Last year I worked on a game called Cowbots and Aliens; it’s a Virtual Reality Sci-fi/Western mashup on STEAM VR by Wizard Games. It was a lot of fun designing the characters for this game (I will be adding a separate post about that). The pictures above are paintings I made to appear on the saloon walls (the frames were added in Photoshop to allude to the way they appear in game).
So many Westerns have a reclining nude above the bar in the saloon, so I made the first image as a parody of Manet’s Olympia featuring the characters from the game. The two portraits are inspired by Victorian-era paintings and photographs with all their pomp and seriousness. The landscape is a parody of that genre painting of the lone cowboy out on the landscape. He’s riding a rocket-powered hobby horse – a feature we were planning to add as an additional way of motion to satisfy some gamer’s wishes.
One fun feature about the paintings in the game is that you can take them down off the walls and use them as a weapon or shield.
Here are some illustrations I created for a project called “Splurgle!” This Leapfrog game features a raindrop named Splurgle, who needs to navigate his way through a series of pipes to get back to his lake. My part in this project was to illustrate a series of panels that would explain ideas like volume and the processes of condensation, evaporation and freezing as Splurgle would need to change states to get through the pipes.
The idea was to create illustrations that looked like they were being shown in a classroom – as if there was a film projector showing the film on a screen. I decided to make the illustrations look something like what you might see in those UPA Cartoons from the 1950s (this was the studio that created Mr. Magoo among many others).
I made a set of twenty-three of these in about two days.

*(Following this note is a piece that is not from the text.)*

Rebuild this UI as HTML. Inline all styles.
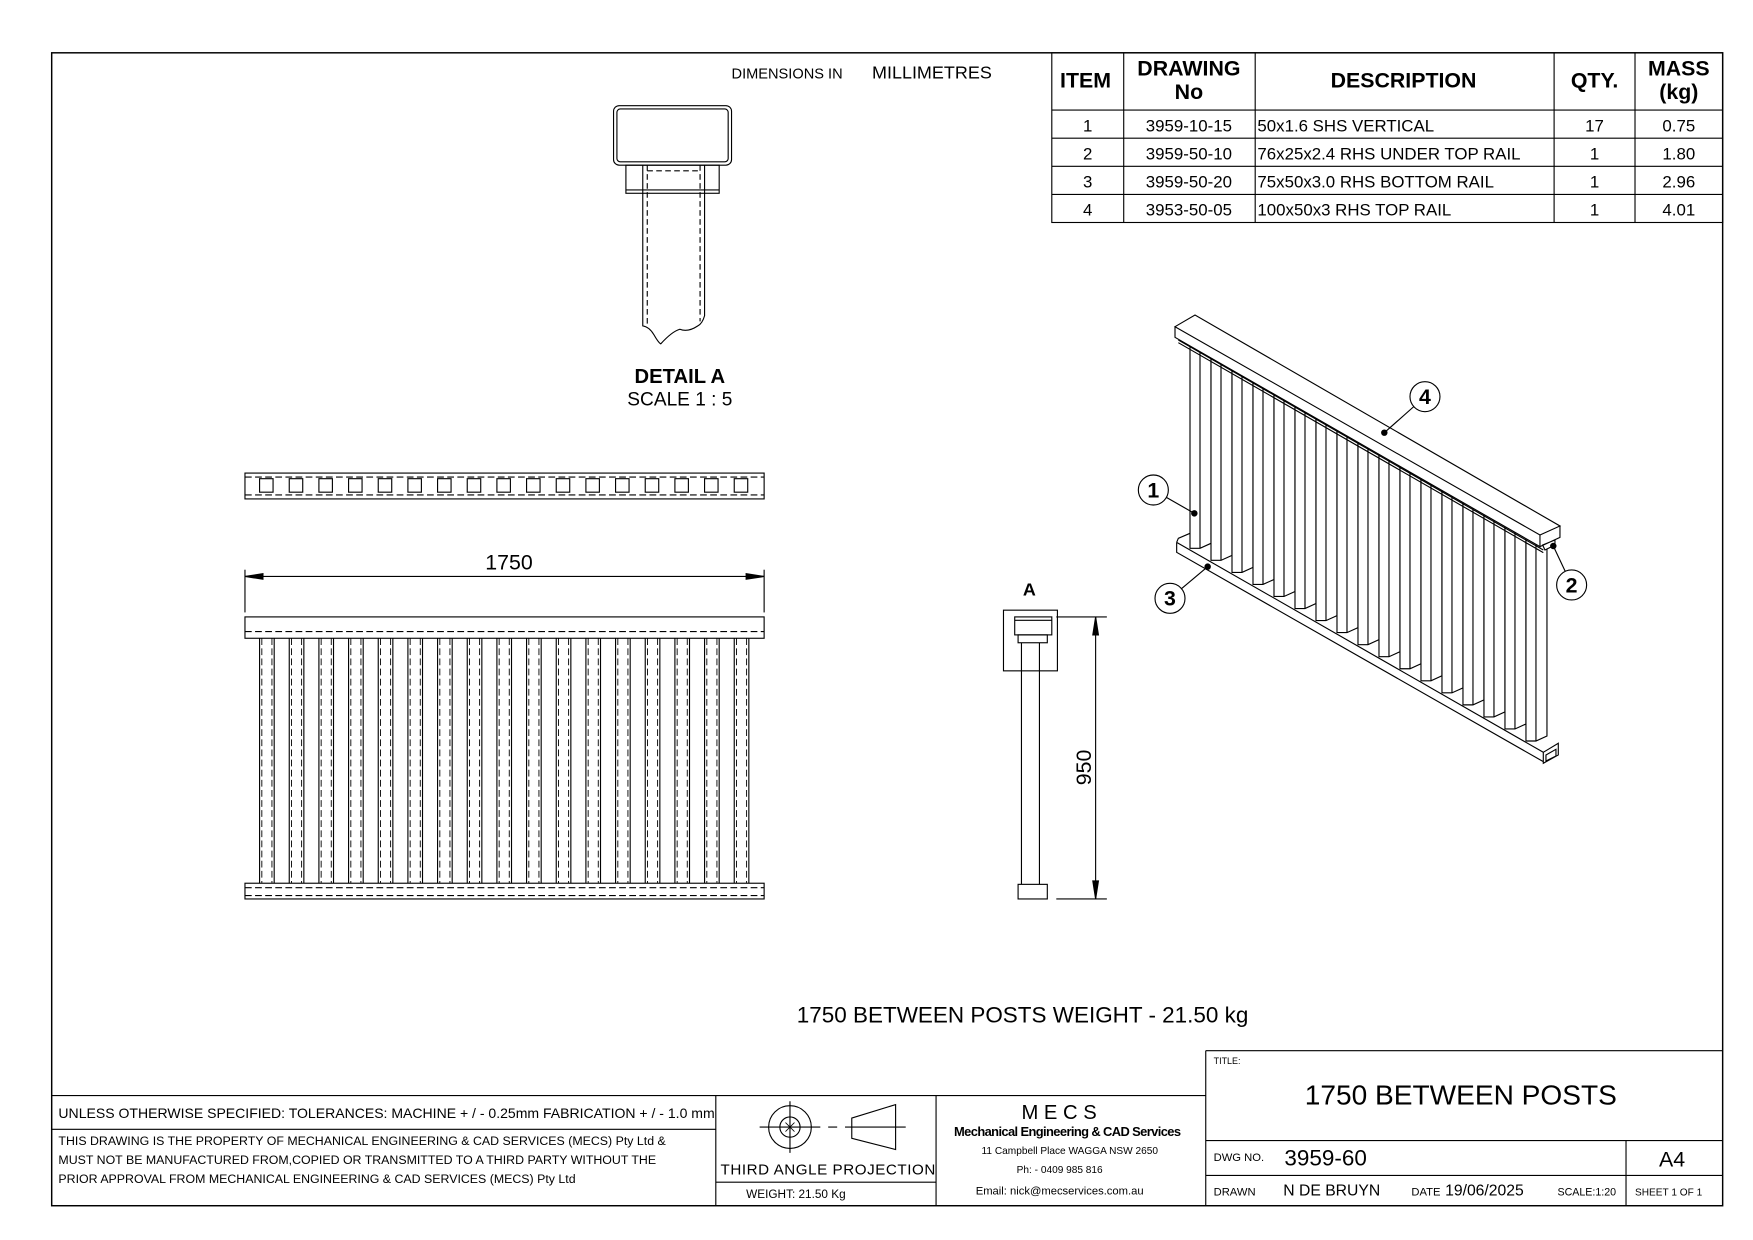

Usually, I am called upon to do more detailed and demanding work that takes a long time to do, but this was refreshing to make something more simple and with obvious imperfections like the wonky hand drawn letters and off-register colours.
This was one of my favorite scenes to do. When the staff at Leapfrog saw it they thought it came from Pixar, so that was a nice compliment.
Here is the rough as rendered in Maya:
And here is the final version after painting:
This is my first ever blog post so I thought I’d put up a few images I did for work last year. I work for Inlight Entertainment in Victoria, BC, Canada as an artist. We produced a Cars 2 title for the Leapfrog Explorer. One of the things I liked about doing this project was working on the story panels. I worked with another artist creating models in Maya and rendering the rough scenes out in layers. We certainly didn’t have the budget to rig the characters like Pixar does, so we roughed out the scenes in 3D, then I used Photoshop to paint the final versions.
When I saw the film in the Theatre I was pleased to see how close we got this scene. Here Mater and Finn are trapped inside Big Bently (Big Ben). Painting the expressions was definitely the most challenging part of the process. When we do a project like this we get lots of reference images from the film production team, but we were working on the game at the same time the film was still being made, so allot of what we saw was rough or went through a lot of changes.